Tuesday, November 27, 2012

OSCAR PEÑARANDA: T.N.T. AS TRILINGUAL ‘N TRICULTURAL (Second of three parts) (February 20, 2012)


Vim Nadera: Do you have plans to put up the Oscar Peñaranda Library or Museum or Creative Writing and Research Center?
Oscar Peñaranda: Hey what a great idea. I think we can further pursue this discussion with the proper people in power. Whoever they are, I think it must involve my coming here for a regular visit as part of the deal.

VN: In what way do you help the writers in your hometown?
OP: The writers in my hometown write in Waray. and I don’t know if they need any of my help because they are doing quite well on their own. Their only disadvantage, and that is one of their main causes, is that Filipino and English are encouraged but not their own Waray in the schools, media, and popular culture, and at times in academia, too. I think kayong mga "pro-Filipino" need to deal with that issue and offer whatever help you can give your brothers and sisters who write in their own vernacular. Publish and advocate and advertise for these more vigorously than the past. I try to make others aware of some funding that they can contribute to if they want to support Waray writers.

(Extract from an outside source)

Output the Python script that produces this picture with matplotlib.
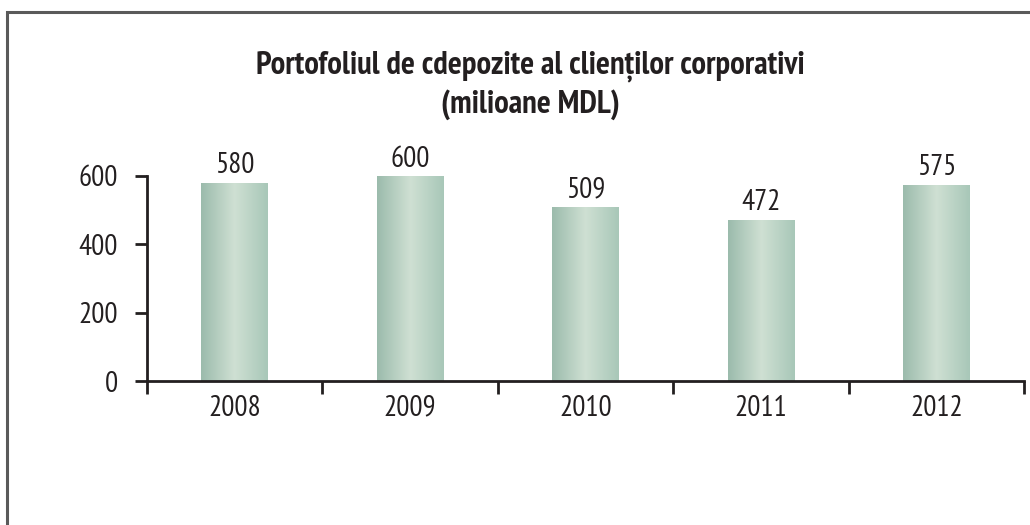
import matplotlib
matplotlib.use("Agg")
import matplotlib.pyplot as plt
import numpy as np
from matplotlib.patches import Rectangle
from matplotlib.colors import LinearSegmentedColormap
from matplotlib import font_manager

years = ["2008", "2009", "2010", "2011", "2012"]
values = [580, 600, 509, 472, 575]
yticks = [0, 200, 400, 600]
title = "Portofoliul de cdepozite al clienților corporativi\n(milioane MDL)"

names = {f.name for f in font_manager.fontManager.ttflist}
prefs = ["Myriad Pro Cond", "PT Sans Narrow", "Fira Sans Condensed", "Open Sans Condensed",
         "Encode Sans Condensed", "Roboto Condensed", "Asap Condensed", "Barlow Condensed"]
fam = next((p for p in prefs if p in names), "DejaVu Sans")
plt.rcParams['font.family'] = [fam, 'DejaVu Sans']

fig = plt.figure(figsize=(10.30, 5.25), dpi=100)
ax = fig.add_axes([147/1030, 144/525, (1024-147)/1030, (381-176)/525])

x = np.arange(len(years))
width = 0.38
bars = ax.bar(x, values, width=width, color="none", edgecolor="none")
cmap = LinearSegmentedColormap.from_list(
    "g", [(0, "#9bbbac"), (0.5, "#cfe0d3"), (1, "#a8c7b8")])
grad = np.linspace(0, 1, 256).reshape(1, -1)
for b in bars:
    bx, by = b.get_x(), b.get_y()
    w, h = b.get_width(), b.get_height()
    im = ax.imshow(grad, cmap=cmap, extent=[bx, bx + w, by, by + h],
                   aspect="auto", zorder=2)
    im.set_clip_path(b)

for xi, v in zip(x, values):
    ax.annotate(str(v), (xi, v), xytext=(0, 2.5), textcoords="offset points",
                ha="center", va="bottom", fontsize=21, color="#231f20",
                annotation_clip=False)

ax.set_xlim(-0.5, len(years) - 0.5)
ax.set_ylim(0, 600)
ax.set_yticks(yticks)
ax.set_yticklabels([str(t) for t in yticks], fontsize=21, color="#231f20")
ax.set_xticks(x)
ax.set_xticklabels(years, fontsize=21, color="#231f20")
ax.tick_params(axis="x", length=0, pad=10)
ax.set_xticks(np.arange(-0.5, len(years)), minor=True)
ax.tick_params(axis="x", which="minor", length=9, width=2, color="#231f20", direction="out")
ax.tick_params(axis="y", length=9, width=2, color="#231f20", pad=12)
for s in ["top", "right"]:
    ax.spines[s].set_visible(False)
for s in ["left", "bottom"]:
    ax.spines[s].set_linewidth(2)
    ax.spines[s].set_color("#231f20")
ax.patch.set_visible(False)

fig.text(530/1030, 1 - 85/525, title, ha="center", va="center",
         fontsize=23.5, fontweight="bold", color="#231f20", linespacing=1.3)

border = Rectangle((6.5/1030, -0.05), 1.1, 1 - 11.5/525 + 0.05,
                   transform=fig.transFigure, fill=False,
                   edgecolor="#5a5a5a", linewidth=2.2, clip_on=False)
fig.patches.append(border)

fig.savefig("out.png", dpi=100)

VN: Could you tell us more about your family? 
OP: Both my parents were born in the same hometown Barugo. I have an older brother and a younger sister. They were both born in Manila. I am the only sibling born in Barugo. I was born “under” my grandfather's house when Japanese soldiers were marching across the street. The town and my mother always reminded each other and myself of this fact. My mother side is Gutierrez. Mga mestizo sila. My father's side mostly Filipino, with a little Chinese and Spanish blood, too. But my father's name rose to prominence not through material gains but throughhis father (my grandfather's) role in the Philippine-American War in Leyte. He was officially the last officer of Aguinaldo's Regular Army to surrender in June of 1902, over a year after Aguinaldo, months after Malvar.

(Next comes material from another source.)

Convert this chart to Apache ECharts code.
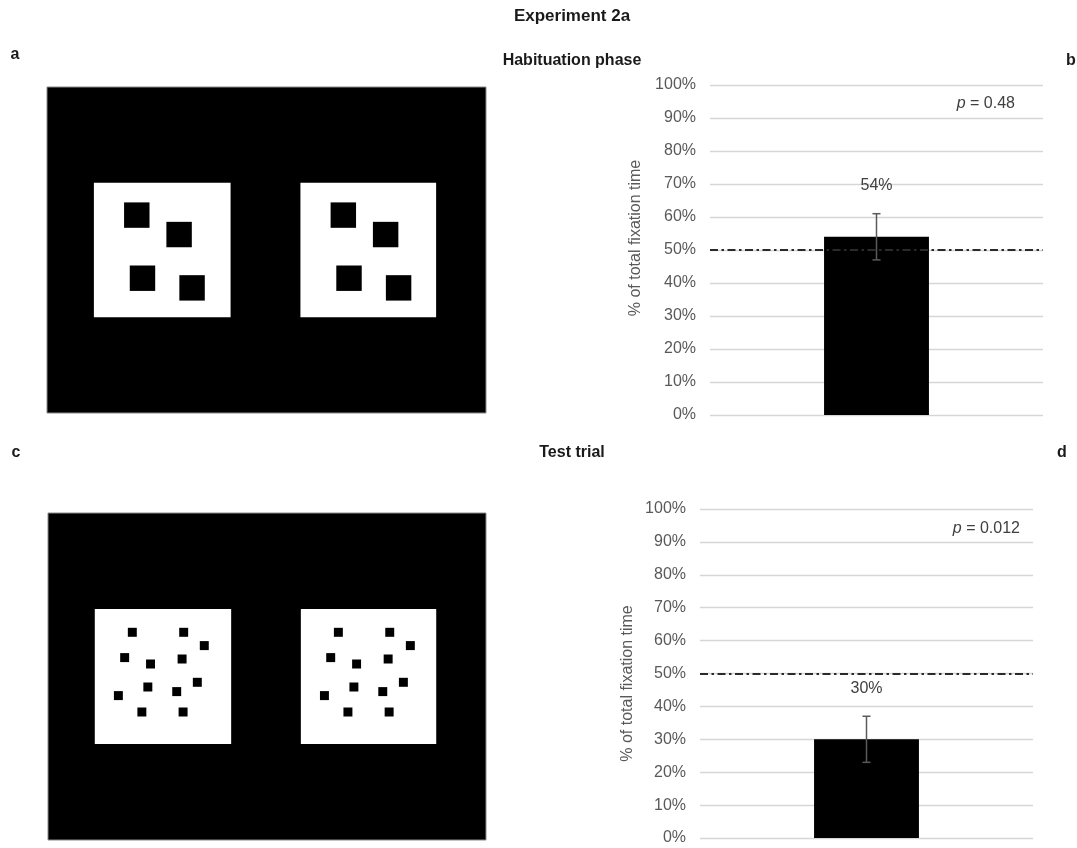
<!DOCTYPE html>
<html>
<head>
<meta charset="utf-8">
<script src="https://cdn.jsdelivr.net/npm/echarts@6/dist/echarts.min.js"></script>
<style>
html,body{margin:0;padding:0;background:#fff;}
#chart{width:1077px;height:848px;}
</style>
</head>
<body>
<div id="chart"></div>
<script>
// ---------- data ----------
const categories = ['Novel display'];
const habituationValues = [54];
const habituationErrors = [7];
const testValues = [30];
const testErrors = [7];
const chanceLevel = 50;
const habituationP = '0.48';
const testP = '0.012';
const yMin = 0, yMax = 100, yStep = 10;

// stimulus pictures (in picture units, 440 x 327, y down)
const stimulusExtent = [440, 327];
const stimulusBoxes = [[47, 96, 137, 135], [254, 96, 136, 135]]; // x, y, w, h
const habituationDots = [[43, 32.5], [85.4, 52], [48.7, 95.8], [98.4, 105.5]]; // centres inside a box
const habituationDotSize = 25.5;
const testDots = [[37.7, 23.3], [89.3, 23.3], [110, 36.6], [30, 48.6], [56, 55], [87.7, 50],
                  [103, 73.3], [53.3, 78], [82.3, 82.6], [23.7, 86.6], [47.3, 103], [88.7, 103]];
const testDotSize = 9;

// ---------- helpers ----------
const FONT = '"Liberation Sans", Arial, sans-serif';
const chart = echarts.init(document.getElementById('chart'));

function rectRenderer(color) {
  return function (params, api) {
    const p0 = api.coord([api.value(0), api.value(1)]);
    const p1 = api.coord([api.value(0) + api.value(2), api.value(1) + api.value(3)]);
    return {
      type: 'rect',
      shape: { x: Math.min(p0[0], p1[0]), y: Math.min(p0[1], p1[1]),
               width: Math.abs(p1[0] - p0[0]), height: Math.abs(p1[1] - p0[1]) },
      style: { fill: color }
    };
  };
}
function dotData(dots, size) {
  const out = [];
  stimulusBoxes.forEach(b => dots.forEach(d => out.push([b[0] + d[0] - size / 2, b[1] + d[1] - size / 2, size, size])));
  return out;
}
function errorRenderer(params, api) {
  const top = api.coord([api.value(0), api.value(2)]);
  const bot = api.coord([api.value(0), api.value(1)]);
  const hw = 4;
  const st = { stroke: '#5a5a5a', lineWidth: 1.5 };
  return {
    type: 'group',
    children: [
      { type: 'line', shape: { x1: top[0], y1: top[1], x2: bot[0], y2: bot[1] }, style: st },
      { type: 'line', shape: { x1: top[0] - hw, y1: top[1], x2: top[0] + hw, y2: top[1] }, style: st },
      { type: 'line', shape: { x1: bot[0] - hw, y1: bot[1], x2: bot[0] + hw, y2: bot[1] }, style: st }
    ]
  };
}

function stimulusAxes(idx) {
  return {
    x: { type: 'value', gridIndex: idx, min: 0, max: stimulusExtent[0], show: false },
    y: { type: 'value', gridIndex: idx, min: 0, max: stimulusExtent[1], inverse: true, show: false }
  };
}
function barAxes(idx, gap, namePad) {
  return {
    x: { type: 'category', gridIndex: idx, data: categories, axisLine: { show: false },
         axisTick: { show: false }, axisLabel: { show: false } },
    y: { type: 'value', gridIndex: idx, min: yMin, max: yMax, interval: yStep,
         name: '% of total fixation time', nameLocation: 'middle', nameGap: gap,
         nameTextStyle: { color: '#595959', fontSize: 16, fontFamily: FONT, padding: namePad },
         axisLine: { show: false }, axisTick: { show: false },
         axisLabel: { formatter: '{value}%', color: '#595959', fontSize: 16, fontFamily: FONT, margin: 14 },
         splitLine: { lineStyle: { color: '#d6d6d6', width: 1.3 } } }
  };
}
function barSeries(idx, values, errors) {
  return [
    {
      type: 'bar', xAxisIndex: idx, yAxisIndex: idx, data: values, barWidth: '31.5%',
      itemStyle: { color: '#000' },
      label: { show: true, position: 'top', distance: 43, formatter: '{c}%',
               color: '#404040', fontSize: 16, fontFamily: FONT },
      markLine: {
        silent: true, symbol: 'none', label: { show: false },
        lineStyle: { color: '#2a2a2a', width: 2, type: [8, 3.5, 2.5, 3.5] },
        data: [{ yAxis: chanceLevel }]
      },
      z: 2
    },
    {
      type: 'custom', xAxisIndex: idx, yAxisIndex: idx, renderItem: errorRenderer,
      data: values.map((v, i) => [i, v - errors[i], v + errors[i]]), z: 5
    }
  ];
}
function stimulusSeries(idx, dots, size) {
  return [
    { type: 'custom', xAxisIndex: idx, yAxisIndex: idx, renderItem: rectRenderer('#fff'),
      data: stimulusBoxes, silent: true, z: 2 },
    { type: 'custom', xAxisIndex: idx, yAxisIndex: idx, renderItem: rectRenderer('#000'),
      data: dotData(dots, size), silent: true, z: 3 }
  ];
}

const aA = stimulusAxes(0), bA = barAxes(1, 66, [0, 0, 0, 24]), cA = stimulusAxes(2), dA = barAxes(3, 64, [0, 20, 0, 0]);

const txt = (text, x, y, size, weight, align, extra) => Object.assign({
  type: 'text', x: x, y: y,
  style: { text: text, fill: '#1a1a1a', font: (weight || 'normal') + ' ' + size + 'px ' + FONT,
           align: align || 'center', verticalAlign: 'middle' }
}, extra || {});

const option = {
  backgroundColor: '#fff',
  animation: false,
  grid: [
    { left: 47, top: 87, width: 439, height: 326, show: true, backgroundColor: '#000', borderColor: '#8a8a8a', borderWidth: 1 },
    { left: 710, top: 85, width: 333, height: 330 },
    { left: 48, top: 513, width: 438, height: 327, show: true, backgroundColor: '#000', borderColor: '#8a8a8a', borderWidth: 1 },
    { left: 700, top: 509, width: 333, height: 329 }
  ],
  xAxis: [aA.x, bA.x, cA.x, dA.x],
  yAxis: [aA.y, bA.y, cA.y, dA.y],
  series: [].concat(
    stimulusSeries(0, habituationDots, habituationDotSize),
    barSeries(1, habituationValues, habituationErrors),
    stimulusSeries(2, testDots, testDotSize),
    barSeries(3, testValues, testErrors)
  ),
  graphic: [
    txt('Experiment 2a', 572, 16, 17, 'bold'),
    txt('Habituation phase', 572, 61, 16, 'bold'),
    txt('Test trial', 572, 453, 16, 'bold'),
    txt('a', 15, 55, 16, 'bold'),
    txt('b', 1071, 61, 16, 'bold'),
    txt('c', 16, 453, 16, 'bold'),
    txt('d', 1062, 453, 16, 'bold'),
    { type: 'text', x: 1015, y: 104, style: { text: '{i|p} = ' + habituationP, fill: '#404040',
      font: '16px ' + FONT, align: 'right', verticalAlign: 'middle',
      rich: { i: { fontStyle: 'italic', fontSize: 16, fontFamily: FONT, fill: '#404040' } } } },
    { type: 'text', x: 1020, y: 529, style: { text: '{i|p} = ' + testP, fill: '#404040',
      font: '16px ' + FONT, align: 'right', verticalAlign: 'middle',
      rich: { i: { fontStyle: 'italic', fontSize: 16, fontFamily: FONT, fill: '#404040' } } } }
  ]
};
chart.setOption(option);
</script>
</body>
</html>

VN: What made your dad and mom migrate to Canada and the United States? 
OP:My father worked for the foreign service and this was one his first assignments, to be one of the prime officers to open an embassy in Canada. It was a great opportunity. But of course I hated the move. I was 12 and my friends were here, Vice President Jejomar Binay being one of them, here around Zobel street and Teresa, San Marcelino by the Pasig river where I sailed on a stolen raft one afternoon and one of my aunt's spotted me and shouted my name while she was standing at the bank in Hospicio de San Jose by the Ayala Bridge.

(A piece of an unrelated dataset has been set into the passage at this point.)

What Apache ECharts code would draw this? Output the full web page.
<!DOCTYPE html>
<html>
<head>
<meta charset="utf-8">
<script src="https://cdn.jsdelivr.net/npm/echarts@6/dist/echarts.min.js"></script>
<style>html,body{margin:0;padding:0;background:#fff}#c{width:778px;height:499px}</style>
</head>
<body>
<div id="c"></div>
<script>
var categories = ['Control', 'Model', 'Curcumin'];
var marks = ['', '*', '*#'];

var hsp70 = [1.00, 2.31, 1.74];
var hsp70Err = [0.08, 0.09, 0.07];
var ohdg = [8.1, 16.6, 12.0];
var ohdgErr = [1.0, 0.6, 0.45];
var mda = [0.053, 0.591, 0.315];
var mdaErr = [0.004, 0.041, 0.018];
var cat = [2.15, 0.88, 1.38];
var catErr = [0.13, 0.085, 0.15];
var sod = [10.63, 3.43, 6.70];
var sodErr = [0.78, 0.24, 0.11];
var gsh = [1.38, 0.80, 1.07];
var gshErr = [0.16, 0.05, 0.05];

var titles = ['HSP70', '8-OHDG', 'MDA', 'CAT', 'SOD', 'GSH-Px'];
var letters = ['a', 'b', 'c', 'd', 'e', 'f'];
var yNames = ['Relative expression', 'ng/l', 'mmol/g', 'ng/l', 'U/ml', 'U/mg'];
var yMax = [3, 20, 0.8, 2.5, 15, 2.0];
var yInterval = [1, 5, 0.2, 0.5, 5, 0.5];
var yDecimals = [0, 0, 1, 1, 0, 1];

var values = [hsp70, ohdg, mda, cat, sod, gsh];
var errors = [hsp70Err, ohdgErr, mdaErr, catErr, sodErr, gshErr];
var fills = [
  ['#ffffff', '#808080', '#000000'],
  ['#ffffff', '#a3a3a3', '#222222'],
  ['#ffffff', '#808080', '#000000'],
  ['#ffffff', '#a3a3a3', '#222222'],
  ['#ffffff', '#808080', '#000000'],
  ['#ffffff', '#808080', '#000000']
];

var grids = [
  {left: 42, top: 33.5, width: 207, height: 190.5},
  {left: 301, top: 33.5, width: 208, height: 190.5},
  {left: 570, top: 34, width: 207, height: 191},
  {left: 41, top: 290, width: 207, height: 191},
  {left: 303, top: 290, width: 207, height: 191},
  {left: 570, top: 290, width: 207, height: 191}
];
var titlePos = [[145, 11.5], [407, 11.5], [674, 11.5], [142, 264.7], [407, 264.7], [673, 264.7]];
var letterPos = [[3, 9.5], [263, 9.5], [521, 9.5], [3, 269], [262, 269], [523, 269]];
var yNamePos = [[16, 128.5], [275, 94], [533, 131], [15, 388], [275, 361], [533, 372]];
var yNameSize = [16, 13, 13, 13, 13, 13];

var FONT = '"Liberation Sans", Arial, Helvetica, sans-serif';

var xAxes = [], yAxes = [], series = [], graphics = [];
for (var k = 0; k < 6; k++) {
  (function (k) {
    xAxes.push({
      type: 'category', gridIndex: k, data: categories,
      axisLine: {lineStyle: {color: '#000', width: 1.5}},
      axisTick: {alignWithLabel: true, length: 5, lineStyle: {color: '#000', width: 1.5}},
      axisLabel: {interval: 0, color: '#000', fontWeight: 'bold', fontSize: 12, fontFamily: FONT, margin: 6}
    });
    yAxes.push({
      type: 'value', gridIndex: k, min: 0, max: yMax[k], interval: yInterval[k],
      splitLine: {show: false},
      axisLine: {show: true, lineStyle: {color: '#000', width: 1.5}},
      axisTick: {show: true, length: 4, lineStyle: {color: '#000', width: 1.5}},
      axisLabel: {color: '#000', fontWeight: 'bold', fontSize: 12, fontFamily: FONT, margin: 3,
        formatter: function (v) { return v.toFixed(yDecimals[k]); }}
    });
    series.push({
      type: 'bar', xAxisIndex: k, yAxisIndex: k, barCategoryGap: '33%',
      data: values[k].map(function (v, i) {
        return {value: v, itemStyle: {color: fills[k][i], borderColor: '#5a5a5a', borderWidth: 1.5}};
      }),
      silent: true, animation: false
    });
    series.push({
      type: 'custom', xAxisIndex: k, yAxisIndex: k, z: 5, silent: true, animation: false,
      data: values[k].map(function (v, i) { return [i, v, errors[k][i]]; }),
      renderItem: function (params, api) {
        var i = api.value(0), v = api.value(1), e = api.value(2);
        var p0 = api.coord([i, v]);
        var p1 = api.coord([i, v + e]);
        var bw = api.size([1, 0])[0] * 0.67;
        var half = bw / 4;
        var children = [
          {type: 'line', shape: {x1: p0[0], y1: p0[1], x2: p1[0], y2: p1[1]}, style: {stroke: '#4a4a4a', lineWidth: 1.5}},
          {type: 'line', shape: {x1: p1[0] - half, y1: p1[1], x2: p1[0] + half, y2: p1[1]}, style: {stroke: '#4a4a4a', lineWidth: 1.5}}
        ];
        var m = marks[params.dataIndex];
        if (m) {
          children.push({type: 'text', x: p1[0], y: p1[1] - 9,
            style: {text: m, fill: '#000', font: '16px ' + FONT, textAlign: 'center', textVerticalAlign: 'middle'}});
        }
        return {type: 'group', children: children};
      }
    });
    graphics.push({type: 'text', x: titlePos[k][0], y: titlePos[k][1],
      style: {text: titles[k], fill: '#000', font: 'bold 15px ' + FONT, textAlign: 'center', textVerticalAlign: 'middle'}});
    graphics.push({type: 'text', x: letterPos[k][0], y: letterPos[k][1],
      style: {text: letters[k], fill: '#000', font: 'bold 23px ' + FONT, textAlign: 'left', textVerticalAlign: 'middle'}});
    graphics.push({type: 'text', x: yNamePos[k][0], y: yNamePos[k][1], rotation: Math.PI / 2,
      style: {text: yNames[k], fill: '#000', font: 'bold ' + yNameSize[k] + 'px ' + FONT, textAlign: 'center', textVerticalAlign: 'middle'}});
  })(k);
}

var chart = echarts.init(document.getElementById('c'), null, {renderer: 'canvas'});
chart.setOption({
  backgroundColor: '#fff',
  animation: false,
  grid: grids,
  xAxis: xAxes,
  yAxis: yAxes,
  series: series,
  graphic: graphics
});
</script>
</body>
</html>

VN: Please share with us your experience as a trilingual and tricultural poet and fictionist.
OP: As a writer it gives me great advantage (than a monolingual monocultural), I think. If there is one thing a writer is aware of it is the inadequcy of language. and with three languages in your arsenal, what some words cannot capture maybe can be attainable in another language. But more importantly, it affords the writer three pairs of eyes with which to see the world, because that is what language is and does, a way to see the world.

VN: What was the effect on your style or your sensibility or your sensitivity?
OP: I think it certainly had an effect on my person and thus my writing and my sensibilities. I found myself (enjoying) listening to old folks and little children more so than my younger peers. I took delight in experiencing my relatives and all their personalities and the stories around them and i am sure they had fun with mine.

VN: Why do you consider San Francisco your home? What about Vancouver? Or Barugo?
OP: One can say that San Francisco is my home and the Philippines my homeland. My childhood experiences in the Philippines include Manila as well, not just Barugo. Marami rin akong kuwentong nangyari sa Maynila. Many of them as seen through the eyes of a boy.

VN: What can you say about the state of Filipino American literature?
OP: I think it is booming. And that's great! Since 2004 till now, there have been around 200 new publications of books authored by Filipino Americans. People come together in rich discussions when they try to define or look for essentials in Filipino American literature. I wonder about our stories from other places in the diaspora. Do we have writers there? In Italy? We must have. In Spain? In the Middle East?

VN: What is your role in the development of such phenomenon in relation to, say, ethnic studies?
OP: Perhaps my obvious role would be that of a liaison of some kind because I am bicultural and bilingual in the U.S. And the existence of ethnic studies in the schools must be guaranteed only by eternal vigilance. A lot of things in the U.S., one comes to find, are guaranteed only by eternal vigilance.